Quit +/or Fight – Holopaw
Sub Pop 639
Well, well, perhaps the Southeast is not the Sahara of the Bozarts after all. Holopaw makes a convincing case for Southern musicians and their significance in the greater scheme of folk rock with their most recent release, Quit +/or Fight. These Gainesville, Florida natives may have gone all the way to New York City for production by Mike Pecchio, but the sound is still rooted below the Mason-Dixie line. Just goes to show you can take the band out of Gainesville, but you can’t take the Gainesville out of the band.
Quit +/or Fight doesn’t exemplify much in the way of variety, but rather a distinct sense of self. Here is a band that has mastered their own sound, an adept crossing of minimalism, digital and organic elements, contained neatly in well-written songs.
The real meat of the album lies in this very mixture — songs like "Curious" with its somber bass clarinet, and John Orth's haunting falsetto gently spread over top.
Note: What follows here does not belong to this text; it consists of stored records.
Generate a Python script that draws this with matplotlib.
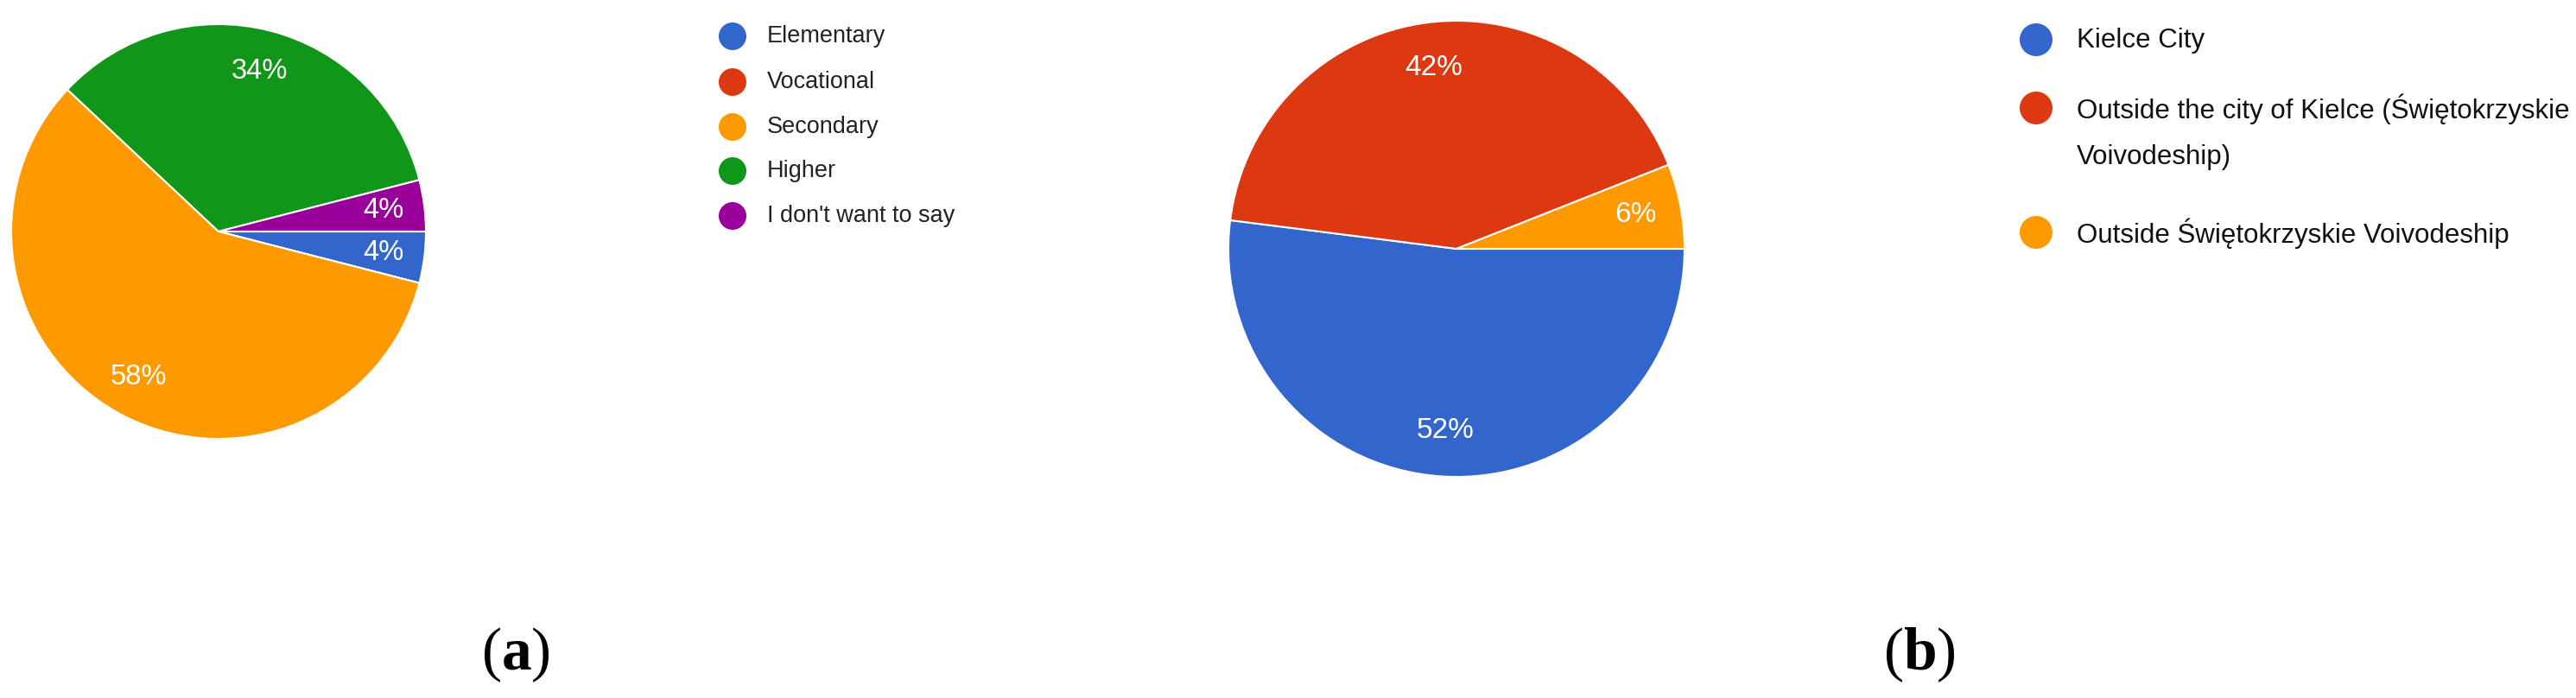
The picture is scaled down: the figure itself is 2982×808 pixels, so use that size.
import matplotlib
matplotlib.use('Agg')
import matplotlib.pyplot as plt
from matplotlib.patches import Circle

W, H = 2982, 808
DPI = 100

# ---- data ----
edu_labels = ['Elementary', 'Vocational', 'Secondary', 'Higher', "I don't want to say"]
edu_values = [4, 0, 58, 34, 4]
edu_colors = ['#3366cc', '#dc3912', '#ff9900', '#109618', '#990099']

res_labels = ['Kielce City',
              'Outside the city of Kielce (Świętokrzyskie\nVoivodeship)',
              'Outside Świętokrzyskie Voivodeship']
res_values = [52, 42, 6]
res_colors = ['#3366cc', '#dc3912', '#ff9900']

panel_labels = ['a', 'b']

plt.rcParams['mathtext.fontset'] = 'custom'
plt.rcParams['mathtext.rm'] = 'Liberation Serif'
plt.rcParams['mathtext.bf'] = 'Liberation Serif:bold'

fig = plt.figure(figsize=(W / DPI, H / DPI), dpi=DPI)
fig.patch.set_facecolor('white')


def px_axes(cx, cy, r):
    return fig.add_axes([(cx - r) / W, (H - cy - r) / H, 2 * r / W, 2 * r / H])


def draw_pie(ax, values, colors, fs):
    ax.pie(values, colors=colors, startangle=0, counterclock=False,
           autopct=lambda p: f'{p:.0f}%' if p > 0 else '',
           pctdistance=0.8, radius=1,
           wedgeprops=dict(edgecolor='white', linewidth=1.5),
           textprops=dict(color='white', fontsize=fs, family='Liberation Sans'))
    ax.set_xlim(-1, 1)
    ax.set_ylim(-1, 1)
    ax.set_aspect('equal')
    ax.axis('off')


ax1 = px_axes(253, 268, 240)
draw_pie(ax1, edu_values, edu_colors, 23.5)

ax2 = px_axes(1686, 288, 264)
draw_pie(ax2, res_values, res_colors, 24)

# overlay in pixel coordinates
ov = fig.add_axes([0, 0, 1, 1])
ov.set_xlim(0, W)
ov.set_ylim(H, 0)
ov.axis('off')

renderer = fig.canvas.get_renderer()

# left legend
left_rows = [42, 95, 147, 198, 250]
for lab, col, y in zip(edu_labels, edu_colors, left_rows):
    ov.add_patch(Circle((848, y), 16, color=col, lw=0))
    ov.text(888, y, lab, fontsize=19.5, family='Liberation Sans',
            color='#222222', va='center', ha='left')

# right legend (narrow font if available, width fitted to the reference)
right_family = ['Liberation Sans Narrow', 'Liberation Sans']
probe = ov.text(0, 0, res_labels[1].split('\n')[0], fontsize=22,
                family=right_family)
wpx = probe.get_window_extent(renderer).width
probe.remove()
right_fs = 22 * 567.0 / wpx

right_rows = [47, 126, 270]
line_gap = 56
for lab, col, y in zip(res_labels, res_colors, right_rows):
    ov.add_patch(Circle((2357, y - 1), 19, color=col, lw=0))
    for k, line in enumerate(lab.split('\n')):
        ov.text(2404, y + k * line_gap, line, fontsize=right_fs,
                family=right_family, color='#111111', va='center', ha='left')

# panel labels
for lab, x in zip(panel_labels, [597, 2222]):
    ov.text(x, 758, r'$\mathrm{(}\mathbf{' + lab + r'}\mathrm{)}$',
            fontsize=50, ha='center', va='center', color='black')

fig.savefig('out.png', dpi=DPI, facecolor='white')
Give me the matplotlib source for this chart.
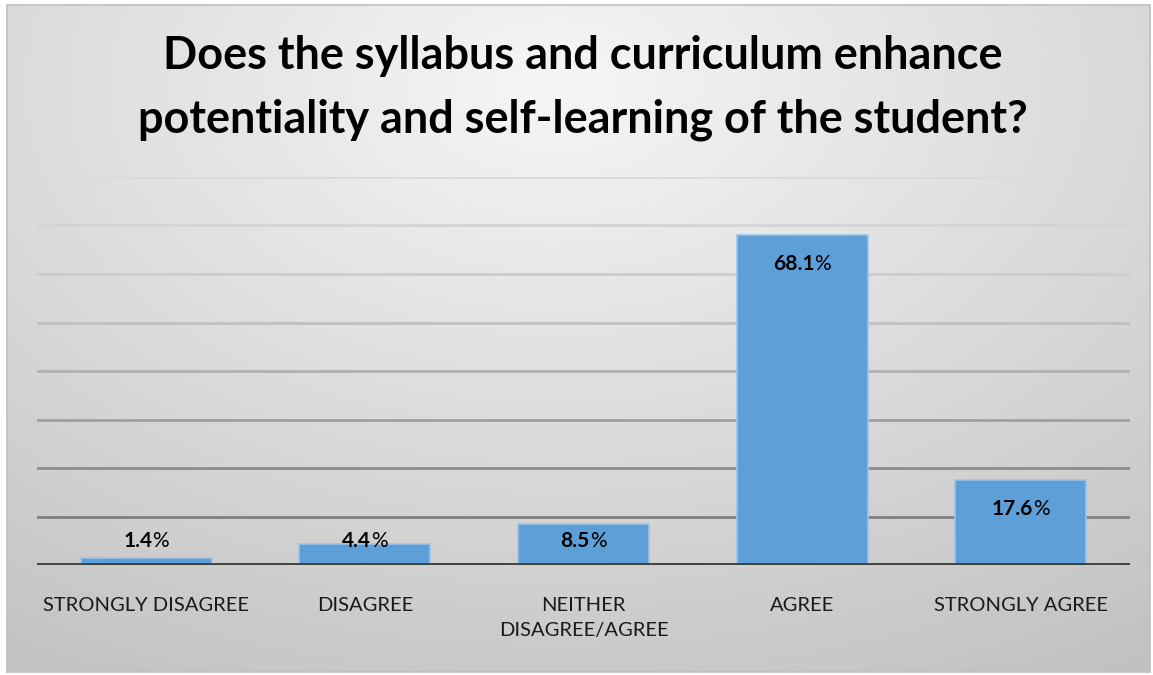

The pedal steel of "Clearing" contrasts with the mechanical, eerily manipulated vocals of "Velveteen."
The album's lyrics are peppered with references to nursery rhymes and children's stories like Little Boy Blue, Santa Claus, and the Velveteen Rabbit. While at times cryptic, the occasional phrase will rip a hole right through your heart. In "Little Shaver," Orth sings, "The dish ran away. The spoon has been mooning all day. Found a pocket comb with busted teeth. Can still feel the crush of you."
For their sophomore effort, Holopaw makes a convincing case for their brand of Southern folk rock. Blending their rootsy sound with more digital, progressive production results in a forward thinking album that is both intriguing and delightful. Great for a heart break, perfect for a road trip.